# Exercise details:
Omit every picture, and retype the lines that run from the beginning of the data below through the line containing "import * as", inclusive.

# Data segment:
━━━━━━━━━━

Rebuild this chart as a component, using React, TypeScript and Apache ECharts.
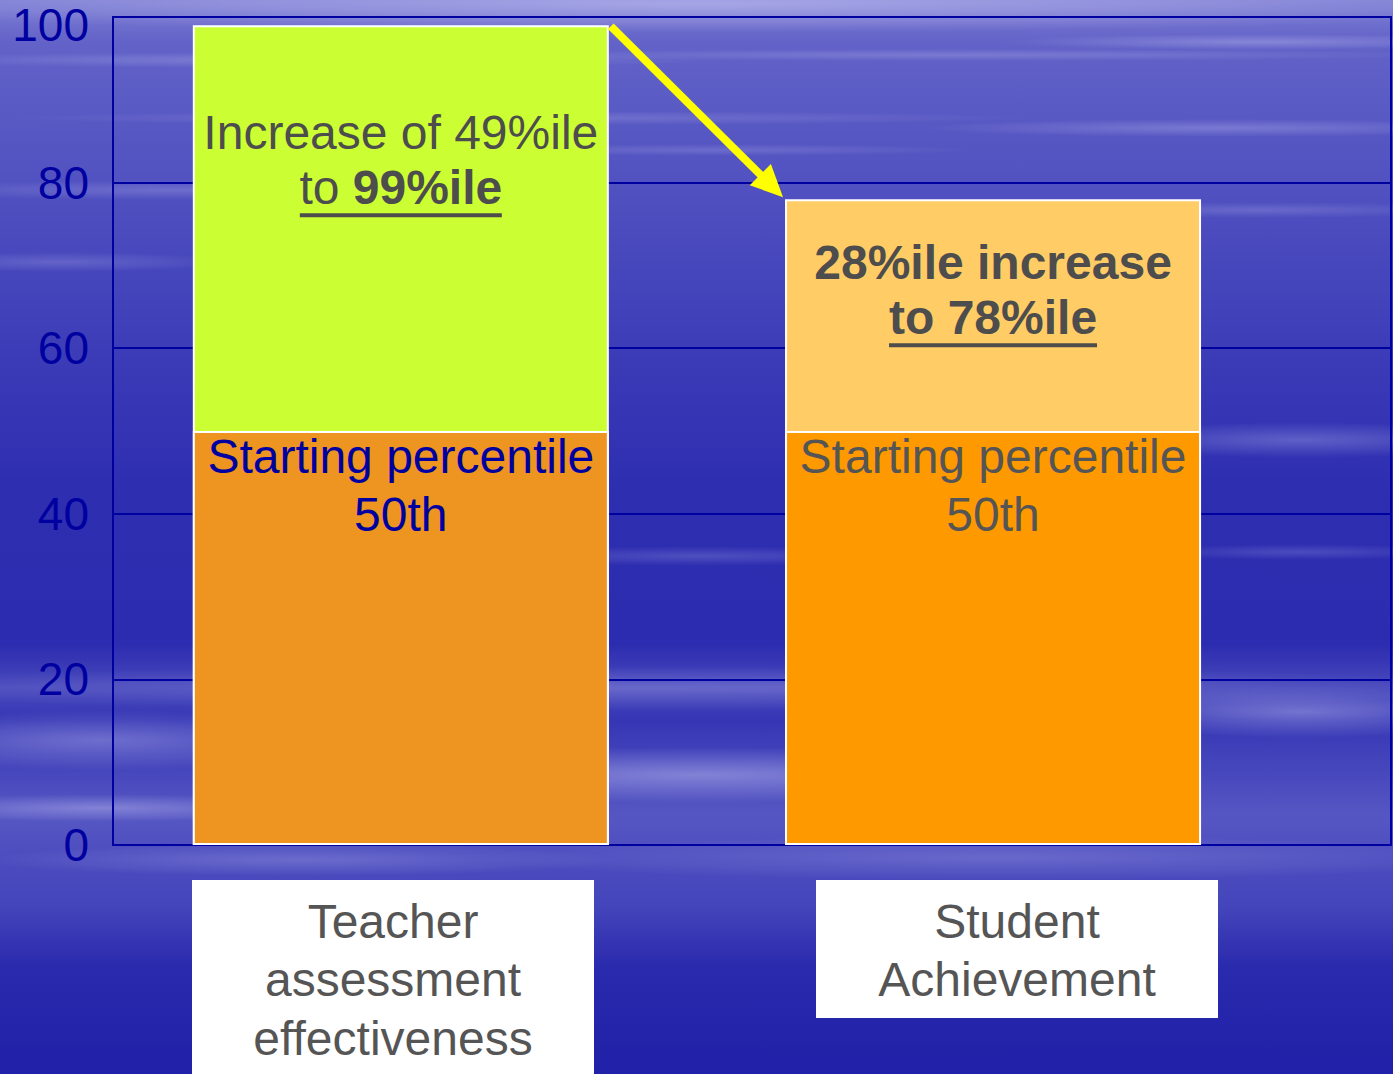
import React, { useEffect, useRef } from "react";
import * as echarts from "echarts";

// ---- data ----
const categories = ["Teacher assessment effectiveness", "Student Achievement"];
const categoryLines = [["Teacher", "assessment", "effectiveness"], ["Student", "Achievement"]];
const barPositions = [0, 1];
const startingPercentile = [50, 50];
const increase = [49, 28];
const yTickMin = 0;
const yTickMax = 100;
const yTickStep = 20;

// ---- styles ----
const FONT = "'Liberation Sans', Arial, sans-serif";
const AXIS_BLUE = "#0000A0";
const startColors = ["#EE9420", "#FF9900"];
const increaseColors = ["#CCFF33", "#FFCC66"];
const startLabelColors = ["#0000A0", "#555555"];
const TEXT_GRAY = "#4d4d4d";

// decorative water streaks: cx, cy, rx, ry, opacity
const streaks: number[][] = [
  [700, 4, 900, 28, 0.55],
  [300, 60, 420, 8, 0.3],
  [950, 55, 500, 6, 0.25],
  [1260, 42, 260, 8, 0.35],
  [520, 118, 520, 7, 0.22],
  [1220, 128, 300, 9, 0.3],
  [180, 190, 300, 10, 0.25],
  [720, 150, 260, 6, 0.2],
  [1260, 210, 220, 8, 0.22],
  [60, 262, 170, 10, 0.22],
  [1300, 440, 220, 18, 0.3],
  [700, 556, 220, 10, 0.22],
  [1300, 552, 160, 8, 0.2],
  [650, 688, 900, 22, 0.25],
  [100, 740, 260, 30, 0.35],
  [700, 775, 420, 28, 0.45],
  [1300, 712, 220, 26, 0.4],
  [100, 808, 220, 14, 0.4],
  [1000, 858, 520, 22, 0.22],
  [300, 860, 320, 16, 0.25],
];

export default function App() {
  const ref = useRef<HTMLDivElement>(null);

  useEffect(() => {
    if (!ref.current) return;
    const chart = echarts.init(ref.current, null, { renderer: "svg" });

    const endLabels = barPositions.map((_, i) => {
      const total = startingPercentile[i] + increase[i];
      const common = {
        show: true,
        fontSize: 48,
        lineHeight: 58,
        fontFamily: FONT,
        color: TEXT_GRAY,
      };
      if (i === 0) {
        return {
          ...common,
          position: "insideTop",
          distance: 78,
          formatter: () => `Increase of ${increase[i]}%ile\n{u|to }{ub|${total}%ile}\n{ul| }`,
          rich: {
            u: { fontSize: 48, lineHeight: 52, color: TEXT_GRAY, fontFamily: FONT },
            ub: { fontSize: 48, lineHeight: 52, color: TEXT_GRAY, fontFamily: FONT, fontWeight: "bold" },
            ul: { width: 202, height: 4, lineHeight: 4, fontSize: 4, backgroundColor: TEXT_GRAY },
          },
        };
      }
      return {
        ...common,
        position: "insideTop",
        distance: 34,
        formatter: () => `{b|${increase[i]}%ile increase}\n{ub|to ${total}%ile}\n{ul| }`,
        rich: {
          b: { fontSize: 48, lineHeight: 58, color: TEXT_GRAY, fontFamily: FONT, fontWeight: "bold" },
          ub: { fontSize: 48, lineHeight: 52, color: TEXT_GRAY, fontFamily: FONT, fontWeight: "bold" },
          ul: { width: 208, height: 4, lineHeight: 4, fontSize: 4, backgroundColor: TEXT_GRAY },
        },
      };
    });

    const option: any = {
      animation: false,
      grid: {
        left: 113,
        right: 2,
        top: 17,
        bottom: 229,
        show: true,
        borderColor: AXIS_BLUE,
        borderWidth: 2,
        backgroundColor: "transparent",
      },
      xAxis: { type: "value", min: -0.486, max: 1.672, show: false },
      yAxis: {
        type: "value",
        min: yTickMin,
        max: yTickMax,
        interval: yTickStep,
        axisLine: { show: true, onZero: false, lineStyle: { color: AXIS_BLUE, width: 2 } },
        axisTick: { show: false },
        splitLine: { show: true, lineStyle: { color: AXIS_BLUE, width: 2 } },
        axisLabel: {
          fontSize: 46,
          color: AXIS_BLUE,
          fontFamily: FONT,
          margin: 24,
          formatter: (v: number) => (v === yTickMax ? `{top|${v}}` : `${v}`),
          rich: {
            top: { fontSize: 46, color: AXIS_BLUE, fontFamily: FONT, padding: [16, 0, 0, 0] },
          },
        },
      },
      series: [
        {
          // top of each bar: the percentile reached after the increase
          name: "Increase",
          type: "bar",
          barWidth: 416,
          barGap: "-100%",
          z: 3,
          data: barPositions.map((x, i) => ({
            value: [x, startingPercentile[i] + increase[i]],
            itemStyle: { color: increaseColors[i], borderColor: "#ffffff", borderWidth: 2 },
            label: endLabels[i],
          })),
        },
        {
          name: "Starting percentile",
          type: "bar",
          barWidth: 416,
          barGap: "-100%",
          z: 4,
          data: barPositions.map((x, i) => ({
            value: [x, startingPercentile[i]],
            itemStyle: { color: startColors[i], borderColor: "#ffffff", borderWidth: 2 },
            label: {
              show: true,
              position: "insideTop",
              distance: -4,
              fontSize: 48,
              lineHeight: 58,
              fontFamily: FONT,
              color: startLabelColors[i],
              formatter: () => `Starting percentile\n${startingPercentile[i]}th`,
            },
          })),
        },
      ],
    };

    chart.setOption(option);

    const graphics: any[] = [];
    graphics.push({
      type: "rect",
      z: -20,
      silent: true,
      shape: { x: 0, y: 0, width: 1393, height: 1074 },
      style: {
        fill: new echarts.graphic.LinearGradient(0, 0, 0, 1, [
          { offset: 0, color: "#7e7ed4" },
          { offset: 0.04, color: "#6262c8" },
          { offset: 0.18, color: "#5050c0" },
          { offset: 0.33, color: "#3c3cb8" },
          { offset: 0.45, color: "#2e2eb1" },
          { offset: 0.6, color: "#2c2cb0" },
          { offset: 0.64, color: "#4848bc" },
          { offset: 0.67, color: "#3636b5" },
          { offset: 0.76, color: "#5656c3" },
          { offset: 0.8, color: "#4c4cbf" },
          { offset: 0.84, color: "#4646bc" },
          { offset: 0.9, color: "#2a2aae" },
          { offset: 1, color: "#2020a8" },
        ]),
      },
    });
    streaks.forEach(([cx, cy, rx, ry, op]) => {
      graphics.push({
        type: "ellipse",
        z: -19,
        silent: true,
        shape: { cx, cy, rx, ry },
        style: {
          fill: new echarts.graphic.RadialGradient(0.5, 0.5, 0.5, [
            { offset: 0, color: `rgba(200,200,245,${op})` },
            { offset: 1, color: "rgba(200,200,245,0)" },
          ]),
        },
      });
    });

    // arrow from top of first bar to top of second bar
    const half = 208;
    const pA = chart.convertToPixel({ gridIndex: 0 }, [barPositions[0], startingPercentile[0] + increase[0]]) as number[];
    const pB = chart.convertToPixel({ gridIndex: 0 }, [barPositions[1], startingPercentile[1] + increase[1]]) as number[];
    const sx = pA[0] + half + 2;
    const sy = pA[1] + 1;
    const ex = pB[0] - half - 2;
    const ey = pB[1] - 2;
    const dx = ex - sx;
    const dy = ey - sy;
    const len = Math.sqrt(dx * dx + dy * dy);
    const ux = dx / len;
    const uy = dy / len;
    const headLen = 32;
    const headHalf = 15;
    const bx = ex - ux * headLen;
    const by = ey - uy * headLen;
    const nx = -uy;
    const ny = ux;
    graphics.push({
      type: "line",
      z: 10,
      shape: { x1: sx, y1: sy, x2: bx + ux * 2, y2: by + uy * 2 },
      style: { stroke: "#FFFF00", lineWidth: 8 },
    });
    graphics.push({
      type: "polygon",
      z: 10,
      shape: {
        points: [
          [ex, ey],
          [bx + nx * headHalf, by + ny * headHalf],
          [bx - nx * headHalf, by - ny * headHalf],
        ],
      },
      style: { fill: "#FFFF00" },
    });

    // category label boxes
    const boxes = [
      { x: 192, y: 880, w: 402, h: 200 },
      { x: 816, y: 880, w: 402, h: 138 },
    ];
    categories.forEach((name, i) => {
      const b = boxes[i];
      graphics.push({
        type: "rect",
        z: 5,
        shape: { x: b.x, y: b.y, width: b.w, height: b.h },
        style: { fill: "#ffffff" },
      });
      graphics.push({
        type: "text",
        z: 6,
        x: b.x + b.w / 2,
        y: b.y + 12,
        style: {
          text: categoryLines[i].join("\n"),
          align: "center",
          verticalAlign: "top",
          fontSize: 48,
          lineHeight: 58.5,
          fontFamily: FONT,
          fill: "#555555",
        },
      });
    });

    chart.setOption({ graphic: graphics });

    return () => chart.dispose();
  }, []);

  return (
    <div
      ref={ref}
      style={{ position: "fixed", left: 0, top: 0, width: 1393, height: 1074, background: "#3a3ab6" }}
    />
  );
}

━━━━━━━━━━

# Final answer:
Rebuild this chart as a component, using React, TypeScript and Apache ECharts.
import React, { useEffect, useRef } from "react";
import * as echarts from "echarts";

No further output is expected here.